Talk about effective public diplomacy!
"We also visited the Finlay Institute: Center for
Research-Development and Production of Human Vaccines—incidentally, one
of the places that the jacobin Undersecretary of State for
International Security Affairs, John Bolton, alleged in 2002 was
manufacturing biological weapons. We didn't find any such activity (and
we did discover that at best the Institute has a rudimentary Bio-Level
III capability and no Bio-Level IV capability—the latter needed if one
is to engage in sophisticated biological agent research and
development). After the visit, we assumed that Bolton's insights were
right up there with the CIA's in 2002-2003 with respect to Saddam
Hussein's mobile biological weapons labs. It's safe to say we
considered the assessment by the former commander of the U.S. Southern
Command, Marine General Charles Wilhelm, as more definitive: 'During my
three year tenure, from September 1997 until September 2000 at Southern
Command, I didn't receive a single report or a single piece of evidence
that would have led me to the conclusion that Cuba was in fact
developing, producing or weaponizing biological or chemical agents.'"
Those interested in the realities of Cuba's health care progress -- and
the many lessons we can learn -- can skip the Michael Moore film and
instead see Salud!
In foreign policy circles, most people consider me to be a "realist".

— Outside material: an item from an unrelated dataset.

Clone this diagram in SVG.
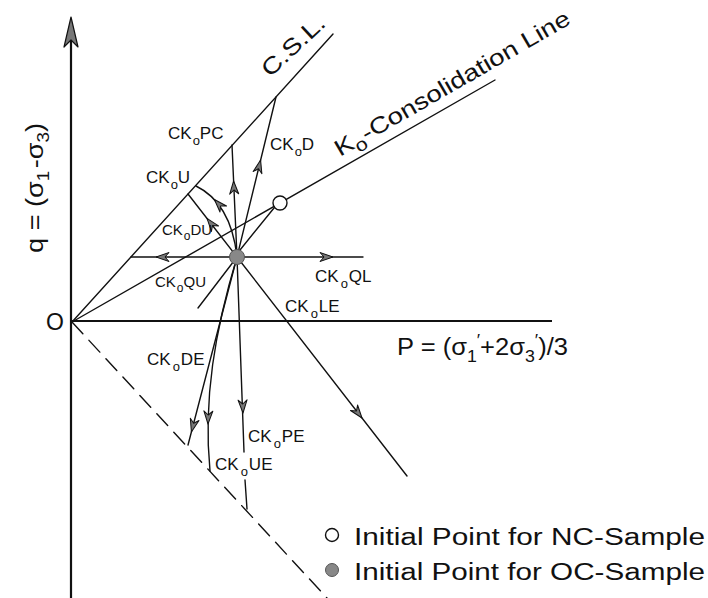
<svg xmlns="http://www.w3.org/2000/svg" width="708" height="598" viewBox="0 0 708 598">
<defs>
<style>
.ln{fill:none;stroke:#111;stroke-width:1.4;stroke-linecap:round}
.ax{fill:none;stroke:#111;stroke-width:2.2}
.lb{font-family:"Liberation Sans",Arial,sans-serif;font-size:17px;fill:#111}
.sm{font-size:15px}
.big{font-family:"Liberation Sans",Arial,sans-serif;font-size:23px;fill:#111}
</style>
<path id="ah" d="M0,0 L-13,-4.5 L-9,0 L-13,4.5 Z" fill="#777" stroke="#111" stroke-width="1" stroke-linejoin="round"/>
</defs>
<rect width="708" height="598" fill="#fff"/>

<g id="axes">
<line class="ax" x1="71" y1="598" x2="71" y2="30"/>
<path d="M71,17 L78,47 L71,40 L64,47 Z" fill="#777" stroke="#111" stroke-width="1.2" stroke-linejoin="round"/>
<line class="ax" x1="72" y1="321" x2="552" y2="321"/>
<text class="big" x="55" y="330" text-anchor="middle">O</text>
<text class="big" font-size="25" transform="translate(43,253) rotate(-90)" textLength="130" lengthAdjust="spacingAndGlyphs">q = (σ<tspan font-size="16" dy="6">1</tspan><tspan dx="2" dy="-6">-σ</tspan><tspan font-size="16" dy="6">3</tspan><tspan dy="-6">)</tspan></text>
<text class="big" x="397" y="355" font-size="26" textLength="171" lengthAdjust="spacingAndGlyphs">P = (σ<tspan font-size="16" dy="7">1</tspan><tspan font-size="16" dy="-16">′</tspan><tspan dy="9">+2σ</tspan><tspan font-size="16" dy="7">3</tspan><tspan font-size="16" dy="-16">′</tspan><tspan dy="9">)/3</tspan></text>
</g>

<g id="csl">
<line class="ln" x1="72" y1="322" x2="333" y2="34"/>
<text class="big" font-size="23" transform="translate(270,78) rotate(-43)" textLength="78" lengthAdjust="spacingAndGlyphs">C.S.L.</text>
</g>

<g id="k0line">
<line class="ln" x1="72" y1="322" x2="495" y2="80"/>
<text class="big" font-size="25" transform="translate(340,157) rotate(-30)" textLength="268" lengthAdjust="spacingAndGlyphs">K<tspan font-size="18" dy="6">o</tspan><tspan dy="-6">-Consolidation Line</tspan></text>
</g>

<g id="envelope">
<line class="ln" x1="72" y1="322" x2="327" y2="598" stroke-dasharray="16 9"/>
</g>

<g id="connectors">
<line class="ln" x1="274" y1="208" x2="240" y2="250"/>
<line class="ln" x1="237" y1="257" x2="232" y2="145"/>
<line class="ln" x1="237" y1="257" x2="276" y2="97"/>
<line class="ln" x1="237" y1="257" x2="188" y2="194"/>
<path class="ln" d="M237,257 Q231,203 196,186"/>
<line class="ln" x1="131" y1="257" x2="363" y2="257"/>
<line class="ln" x1="237" y1="257" x2="198" y2="308"/>
<line class="ln" x1="237" y1="257" x2="407" y2="476"/>
<line class="ln" x1="237" y1="257" x2="188" y2="445"/>
<path class="ln" d="M237,257 C215,330 203,400 210,471"/>
<line class="ln" x1="237" y1="257" x2="244" y2="452"/>
<line class="ln" x1="245" y1="480" x2="247" y2="509"/>
<use href="#ah" transform="translate(233.6,181) rotate(-92.6)"/>
<use href="#ah" transform="translate(260.6,160) rotate(-76.3)"/>
<use href="#ah" transform="translate(207,218.4) rotate(-127.9)"/>
<use href="#ah" transform="translate(214.4,199.5) rotate(-133)"/>
<use href="#ah" transform="translate(156,257) rotate(180)"/>
<use href="#ah" transform="translate(333,257)"/>
<use href="#ah" transform="translate(362,418) rotate(52.2)"/>
<use href="#ah" transform="translate(191.4,432) rotate(104.6)"/>
<use href="#ah" transform="translate(208,424) rotate(91.6)"/>
<use href="#ah" transform="translate(243,413) rotate(88)"/>
</g>

<g id="nc-point"><circle cx="280" cy="203" r="7" fill="#fff" stroke="#111" stroke-width="1.4"/></g>
<g id="oc-point"><circle cx="237" cy="257" r="7.5" fill="#888" stroke="#555" stroke-width="1"/></g>

<g id="labels">
<text class="lb" x="168" y="139">CK<tspan font-size="13" dx="1" dy="6">o</tspan><tspan dy="-6">PC</tspan></text>
<text class="lb" x="146" y="183">CK<tspan font-size="13" dx="1" dy="6">o</tspan><tspan dy="-6">U</tspan></text>
<text class="lb" x="270" y="150">CK<tspan font-size="13" dx="1" dy="6">o</tspan><tspan dy="-6">D</tspan></text>
<text class="lb sm" x="162" y="235">CK<tspan font-size="12" dx="1" dy="5">o</tspan><tspan dy="-5">DU</tspan></text>
<text class="lb sm" x="155" y="287">CK<tspan font-size="12" dx="1" dy="5">o</tspan><tspan dy="-5">QU</tspan></text>
<text class="lb" x="315" y="282">CK<tspan font-size="13" dx="2" dy="6">o</tspan><tspan dx="1" dy="-6">QL</tspan></text>
<text class="lb" x="285" y="312">CK<tspan font-size="13" dx="2" dy="6">o</tspan><tspan dx="1" dy="-6">LE</tspan></text>
<text class="lb" x="147" y="365">CK<tspan font-size="13" dx="2" dy="6">o</tspan><tspan dx="1" dy="-6">DE</tspan></text>
<text class="lb" x="248" y="442">CK<tspan font-size="13" dx="2" dy="6">o</tspan><tspan dx="1" dy="-6">PE</tspan></text>
<text class="lb" x="215" y="470">CK<tspan font-size="13" dx="2" dy="6">o</tspan><tspan dx="1" dy="-6">UE</tspan></text>
</g>

<g id="legend">
<circle cx="332" cy="535" r="6.5" fill="#fff" stroke="#111" stroke-width="1.4"/>
<circle cx="332" cy="570" r="6.5" fill="#888" stroke="#555" stroke-width="1"/>
<text class="big" x="354" y="545" font-size="24" textLength="351" lengthAdjust="spacingAndGlyphs">Initial Point for NC-Sample</text>
<text class="big" x="354" y="580" font-size="24" textLength="351" lengthAdjust="spacingAndGlyphs">Initial Point for OC-Sample</text>
</g>
</svg>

I consider myself a hybrid of a number of schools. I don't think that
there are perfectly neat schools of thought any longer but whether I'm
a 21st century evolved realist, an ethical realist, a progressive
realist, or as Michael Lind would call me, a new American
internationalist -- when I see US-Cuba realities as a manifestation of
our failure to move forward in ways consistent with global needs and
American interests, then my realist DNA perks up.
Cuba and the Cuban population remember the fall of the Soviet Union and
survived a devastating, tortuous shrinking of their economy (and their
personal body weight). After the Russians, Venezuela cuddled up to the
Cubans and now they essentially barter doctors and medical support for
oil between each other. China is the second biggest economic partner
of Cuba and has designs on developing the oil fields in Cuban waters
estimated to be about 9-12 billion barrels. Americans are not there --
not involved.
Benetton has a store in old Havana. British Petroleum -- which
controls the Alaskan pipeline -- had a party on the roof of my hotel in
Havana. Israeli firms are managing large citrus groves there. The
Germans, Chinese, Australians, Canadians, Dutch, and Japanese are all
visiting Havana and seeing the business opportunities.
But Hillary Clinton, Mitt Romney, Rudy Giuiliani, Fred Thompson, and
John McCain all want to keep the Bush administration's restrictions on
trade and travel in place.
Lifting the travel ban makes the United States a more whole nation --
as travel is a natural right of ours, not to be taken away by our
government. This right should be restored to all Americans in my view.
But stepping away from the lofty for a moment, Hugo Chavez is not my
favorite guy in Latin America.
In my view, Chavez is a serious troublemaker made increasingly wealthy
from high oil prices. He is an increasingly significant constraint on
America's global options -- and to knock him back a respectable bit
would be a good thing. Opening the travel pipe would steal from Chavez
both the dependency and the affections of many Cubans and might send a
very popular pro-American current through Cuba and much of Latin
America.
More on this later -- but Cuba does matter and is already a point of
differentiation between Obama, Clinton, and Dodd. Fidel will not be
around long in my estimation, and we need our political and policy
leaders to begin plotting a policy not riveted in the past and not
dominated by a shrinking cartel in Miami.